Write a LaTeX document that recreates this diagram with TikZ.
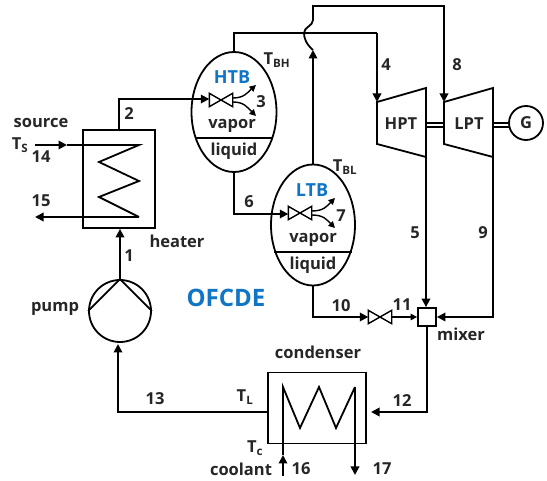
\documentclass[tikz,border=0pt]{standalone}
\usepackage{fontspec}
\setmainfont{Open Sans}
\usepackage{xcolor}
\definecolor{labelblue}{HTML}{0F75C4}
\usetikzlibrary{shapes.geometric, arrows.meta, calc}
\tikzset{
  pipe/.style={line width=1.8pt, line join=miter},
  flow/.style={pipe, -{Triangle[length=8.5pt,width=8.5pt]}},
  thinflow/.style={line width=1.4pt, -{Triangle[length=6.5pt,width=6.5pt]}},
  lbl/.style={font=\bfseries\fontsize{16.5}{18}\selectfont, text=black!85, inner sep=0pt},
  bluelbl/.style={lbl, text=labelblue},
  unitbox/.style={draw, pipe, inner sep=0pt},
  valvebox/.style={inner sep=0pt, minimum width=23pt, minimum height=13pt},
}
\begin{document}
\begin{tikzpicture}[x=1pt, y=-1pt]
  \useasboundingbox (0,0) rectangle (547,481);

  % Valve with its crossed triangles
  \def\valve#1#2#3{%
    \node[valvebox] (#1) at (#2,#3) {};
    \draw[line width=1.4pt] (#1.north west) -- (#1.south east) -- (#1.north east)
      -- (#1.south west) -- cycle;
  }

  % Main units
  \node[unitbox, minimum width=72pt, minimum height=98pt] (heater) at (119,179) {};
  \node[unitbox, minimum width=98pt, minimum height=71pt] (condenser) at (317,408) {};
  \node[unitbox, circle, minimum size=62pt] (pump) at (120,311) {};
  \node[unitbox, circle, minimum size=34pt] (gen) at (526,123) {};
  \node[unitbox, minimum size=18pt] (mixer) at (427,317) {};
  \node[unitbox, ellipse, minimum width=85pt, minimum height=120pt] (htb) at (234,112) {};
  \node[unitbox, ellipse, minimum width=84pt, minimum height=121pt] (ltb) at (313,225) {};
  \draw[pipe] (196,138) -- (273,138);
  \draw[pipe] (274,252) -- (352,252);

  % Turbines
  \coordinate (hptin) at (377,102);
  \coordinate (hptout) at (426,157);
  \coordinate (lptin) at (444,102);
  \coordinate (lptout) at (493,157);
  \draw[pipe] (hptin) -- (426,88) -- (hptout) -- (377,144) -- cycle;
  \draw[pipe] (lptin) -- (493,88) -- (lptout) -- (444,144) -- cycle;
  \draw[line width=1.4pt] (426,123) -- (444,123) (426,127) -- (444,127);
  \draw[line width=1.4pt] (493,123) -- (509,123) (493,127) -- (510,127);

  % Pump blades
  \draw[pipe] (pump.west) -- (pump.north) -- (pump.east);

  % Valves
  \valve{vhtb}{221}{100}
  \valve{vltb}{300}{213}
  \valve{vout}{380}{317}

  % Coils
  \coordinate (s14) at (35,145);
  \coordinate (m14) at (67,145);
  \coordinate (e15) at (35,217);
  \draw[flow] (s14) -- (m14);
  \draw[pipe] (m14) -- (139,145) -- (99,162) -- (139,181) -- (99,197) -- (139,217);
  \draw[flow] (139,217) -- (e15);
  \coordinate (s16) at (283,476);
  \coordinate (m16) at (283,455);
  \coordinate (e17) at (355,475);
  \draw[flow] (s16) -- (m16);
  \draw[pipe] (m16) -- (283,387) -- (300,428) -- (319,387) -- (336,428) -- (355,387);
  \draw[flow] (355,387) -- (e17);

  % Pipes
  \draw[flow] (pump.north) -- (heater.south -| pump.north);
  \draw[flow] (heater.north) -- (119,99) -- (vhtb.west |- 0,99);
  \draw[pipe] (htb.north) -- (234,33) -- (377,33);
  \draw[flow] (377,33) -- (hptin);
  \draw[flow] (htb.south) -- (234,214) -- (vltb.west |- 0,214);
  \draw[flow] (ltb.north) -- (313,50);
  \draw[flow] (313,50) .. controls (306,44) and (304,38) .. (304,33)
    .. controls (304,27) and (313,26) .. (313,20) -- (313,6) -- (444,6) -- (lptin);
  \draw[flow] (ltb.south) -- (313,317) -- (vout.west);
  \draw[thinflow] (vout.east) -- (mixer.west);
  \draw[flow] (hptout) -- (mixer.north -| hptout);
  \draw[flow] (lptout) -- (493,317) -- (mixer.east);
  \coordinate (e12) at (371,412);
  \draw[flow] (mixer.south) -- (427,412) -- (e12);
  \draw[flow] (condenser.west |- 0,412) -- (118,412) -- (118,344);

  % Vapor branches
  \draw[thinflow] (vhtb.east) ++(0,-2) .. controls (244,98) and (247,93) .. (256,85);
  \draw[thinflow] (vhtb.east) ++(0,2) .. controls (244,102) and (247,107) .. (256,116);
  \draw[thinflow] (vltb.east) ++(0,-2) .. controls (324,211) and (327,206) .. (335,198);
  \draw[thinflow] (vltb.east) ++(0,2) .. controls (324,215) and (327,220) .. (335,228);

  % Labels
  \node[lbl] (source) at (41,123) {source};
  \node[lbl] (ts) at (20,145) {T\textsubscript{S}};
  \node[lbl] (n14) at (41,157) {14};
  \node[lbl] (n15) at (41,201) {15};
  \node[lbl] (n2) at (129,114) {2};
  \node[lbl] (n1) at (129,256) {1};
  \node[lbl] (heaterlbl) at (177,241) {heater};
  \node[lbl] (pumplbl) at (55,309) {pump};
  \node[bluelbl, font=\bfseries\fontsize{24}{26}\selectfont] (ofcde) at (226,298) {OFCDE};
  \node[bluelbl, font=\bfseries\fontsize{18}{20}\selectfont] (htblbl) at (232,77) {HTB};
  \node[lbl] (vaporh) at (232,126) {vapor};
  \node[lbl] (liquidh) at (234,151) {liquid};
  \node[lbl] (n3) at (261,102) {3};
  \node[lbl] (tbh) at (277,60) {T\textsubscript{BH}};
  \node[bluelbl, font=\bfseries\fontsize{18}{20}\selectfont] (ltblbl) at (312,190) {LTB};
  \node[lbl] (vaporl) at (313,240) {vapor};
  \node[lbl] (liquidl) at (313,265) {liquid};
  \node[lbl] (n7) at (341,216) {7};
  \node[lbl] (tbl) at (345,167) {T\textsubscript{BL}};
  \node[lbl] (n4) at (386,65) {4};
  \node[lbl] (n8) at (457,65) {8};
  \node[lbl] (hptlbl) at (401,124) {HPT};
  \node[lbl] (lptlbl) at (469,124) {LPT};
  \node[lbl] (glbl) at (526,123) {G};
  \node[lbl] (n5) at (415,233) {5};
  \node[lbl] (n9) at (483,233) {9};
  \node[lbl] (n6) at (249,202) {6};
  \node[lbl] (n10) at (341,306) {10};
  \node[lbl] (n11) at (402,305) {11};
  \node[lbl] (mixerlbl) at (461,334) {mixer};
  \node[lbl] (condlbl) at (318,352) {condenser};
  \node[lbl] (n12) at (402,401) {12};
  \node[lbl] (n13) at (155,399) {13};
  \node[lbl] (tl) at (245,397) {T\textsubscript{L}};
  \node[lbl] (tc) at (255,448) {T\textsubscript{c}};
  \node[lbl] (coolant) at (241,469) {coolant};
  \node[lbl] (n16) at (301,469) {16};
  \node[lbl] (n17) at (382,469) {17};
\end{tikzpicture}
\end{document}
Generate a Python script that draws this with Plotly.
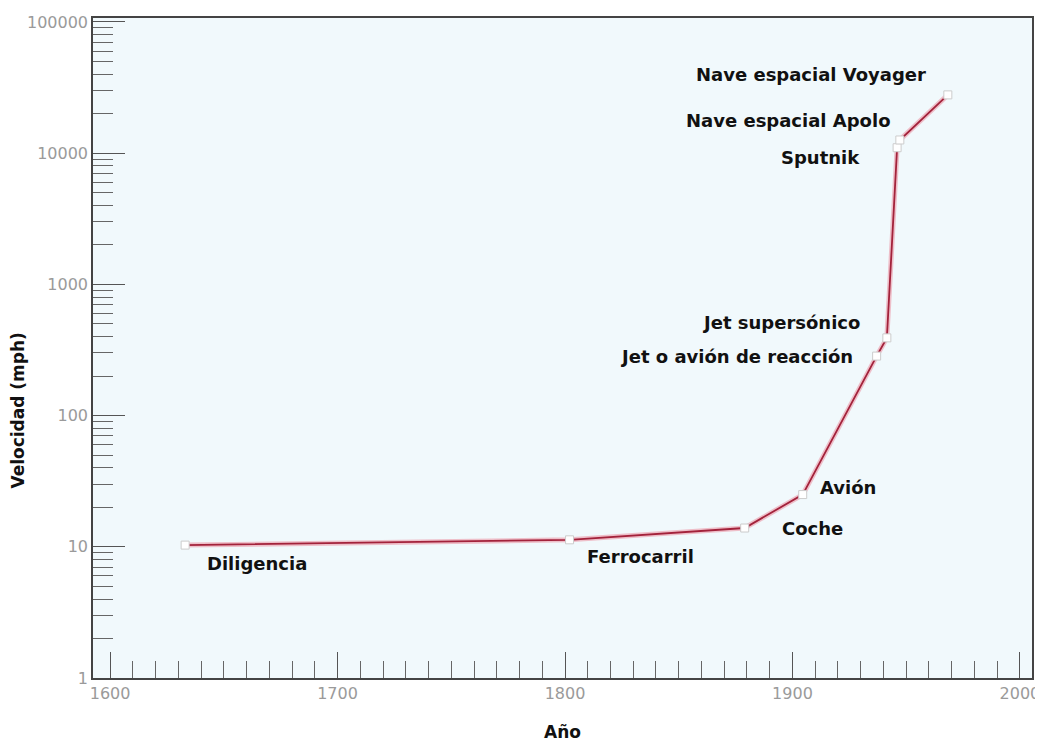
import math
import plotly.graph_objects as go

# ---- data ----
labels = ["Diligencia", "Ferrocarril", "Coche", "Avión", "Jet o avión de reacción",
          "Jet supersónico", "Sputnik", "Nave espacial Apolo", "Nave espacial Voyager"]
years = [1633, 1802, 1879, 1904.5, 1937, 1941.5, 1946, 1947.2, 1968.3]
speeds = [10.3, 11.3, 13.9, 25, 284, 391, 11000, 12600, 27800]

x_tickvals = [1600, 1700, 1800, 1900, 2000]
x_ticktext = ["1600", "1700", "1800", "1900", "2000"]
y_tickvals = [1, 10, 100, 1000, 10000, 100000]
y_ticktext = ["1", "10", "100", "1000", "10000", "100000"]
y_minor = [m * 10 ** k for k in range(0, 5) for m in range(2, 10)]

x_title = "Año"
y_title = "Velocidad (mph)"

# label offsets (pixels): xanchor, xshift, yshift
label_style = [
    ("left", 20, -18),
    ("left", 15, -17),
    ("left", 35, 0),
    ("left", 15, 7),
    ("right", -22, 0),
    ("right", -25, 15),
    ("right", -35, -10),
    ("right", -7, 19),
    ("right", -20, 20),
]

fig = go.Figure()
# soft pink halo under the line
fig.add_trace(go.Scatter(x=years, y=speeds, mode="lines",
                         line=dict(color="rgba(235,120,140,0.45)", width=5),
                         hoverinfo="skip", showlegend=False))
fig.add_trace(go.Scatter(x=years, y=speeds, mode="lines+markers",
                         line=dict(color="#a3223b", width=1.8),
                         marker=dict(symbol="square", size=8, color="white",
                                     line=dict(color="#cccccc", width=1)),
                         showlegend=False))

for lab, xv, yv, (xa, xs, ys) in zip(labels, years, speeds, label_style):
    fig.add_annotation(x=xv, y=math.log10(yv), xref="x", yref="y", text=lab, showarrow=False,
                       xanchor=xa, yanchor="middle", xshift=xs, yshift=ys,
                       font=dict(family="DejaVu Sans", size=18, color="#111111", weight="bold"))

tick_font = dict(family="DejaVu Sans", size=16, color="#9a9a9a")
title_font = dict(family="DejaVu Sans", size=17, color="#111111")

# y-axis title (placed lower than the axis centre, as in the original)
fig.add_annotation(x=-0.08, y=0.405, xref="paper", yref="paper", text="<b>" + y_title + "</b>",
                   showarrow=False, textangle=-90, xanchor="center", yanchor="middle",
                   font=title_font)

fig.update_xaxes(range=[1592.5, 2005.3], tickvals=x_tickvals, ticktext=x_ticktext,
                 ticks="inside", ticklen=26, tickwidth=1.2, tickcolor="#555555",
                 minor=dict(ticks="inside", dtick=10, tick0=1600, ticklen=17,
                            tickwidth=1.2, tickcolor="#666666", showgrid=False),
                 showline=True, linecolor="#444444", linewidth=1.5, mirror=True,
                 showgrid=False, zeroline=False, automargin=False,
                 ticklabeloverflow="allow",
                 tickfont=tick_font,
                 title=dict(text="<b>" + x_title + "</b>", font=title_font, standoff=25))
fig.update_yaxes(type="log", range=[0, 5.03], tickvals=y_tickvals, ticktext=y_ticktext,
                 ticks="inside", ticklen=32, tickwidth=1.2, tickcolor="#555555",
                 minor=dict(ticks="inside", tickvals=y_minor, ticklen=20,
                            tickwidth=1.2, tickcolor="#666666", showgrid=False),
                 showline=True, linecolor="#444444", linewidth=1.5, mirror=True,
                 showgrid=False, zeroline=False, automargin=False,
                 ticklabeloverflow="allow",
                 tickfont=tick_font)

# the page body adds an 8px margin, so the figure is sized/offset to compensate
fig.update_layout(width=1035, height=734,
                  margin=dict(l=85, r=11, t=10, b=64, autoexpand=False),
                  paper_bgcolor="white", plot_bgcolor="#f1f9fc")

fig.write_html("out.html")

####

Your task is to restate word for word the lines from the top of the data to the line containing "(274,252) -- (352,252);", both ends included, with every picture left out.

[Answer for this exercise]:
Write a LaTeX document that recreates this diagram with TikZ.
\documentclass[tikz,border=0pt]{standalone}
\usepackage{fontspec}
\setmainfont{Open Sans}
\usepackage{xcolor}
\definecolor{labelblue}{HTML}{0F75C4}
\usetikzlibrary{shapes.geometric, arrows.meta, calc}
\tikzset{
  pipe/.style={line width=1.8pt, line join=miter},
  flow/.style={pipe, -{Triangle[length=8.5pt,width=8.5pt]}},
  thinflow/.style={line width=1.4pt, -{Triangle[length=6.5pt,width=6.5pt]}},
  lbl/.style={font=\bfseries\fontsize{16.5}{18}\selectfont, text=black!85, inner sep=0pt},
  bluelbl/.style={lbl, text=labelblue},
  unitbox/.style={draw, pipe, inner sep=0pt},
  valvebox/.style={inner sep=0pt, minimum width=23pt, minimum height=13pt},
}
\begin{document}
\begin{tikzpicture}[x=1pt, y=-1pt]
  \useasboundingbox (0,0) rectangle (547,481);

  % Valve with its crossed triangles
  \def\valve#1#2#3{%
    \node[valvebox] (#1) at (#2,#3) {};
    \draw[line width=1.4pt] (#1.north west) -- (#1.south east) -- (#1.north east)
      -- (#1.south west) -- cycle;
  }

  % Main units
  \node[unitbox, minimum width=72pt, minimum height=98pt] (heater) at (119,179) {};
  \node[unitbox, minimum width=98pt, minimum height=71pt] (condenser) at (317,408) {};
  \node[unitbox, circle, minimum size=62pt] (pump) at (120,311) {};
  \node[unitbox, circle, minimum size=34pt] (gen) at (526,123) {};
  \node[unitbox, minimum size=18pt] (mixer) at (427,317) {};
  \node[unitbox, ellipse, minimum width=85pt, minimum height=120pt] (htb) at (234,112) {};
  \node[unitbox, ellipse, minimum width=84pt, minimum height=121pt] (ltb) at (313,225) {};
  \draw[pipe] (196,138) -- (273,138);
  \draw[pipe] (274,252) -- (352,252);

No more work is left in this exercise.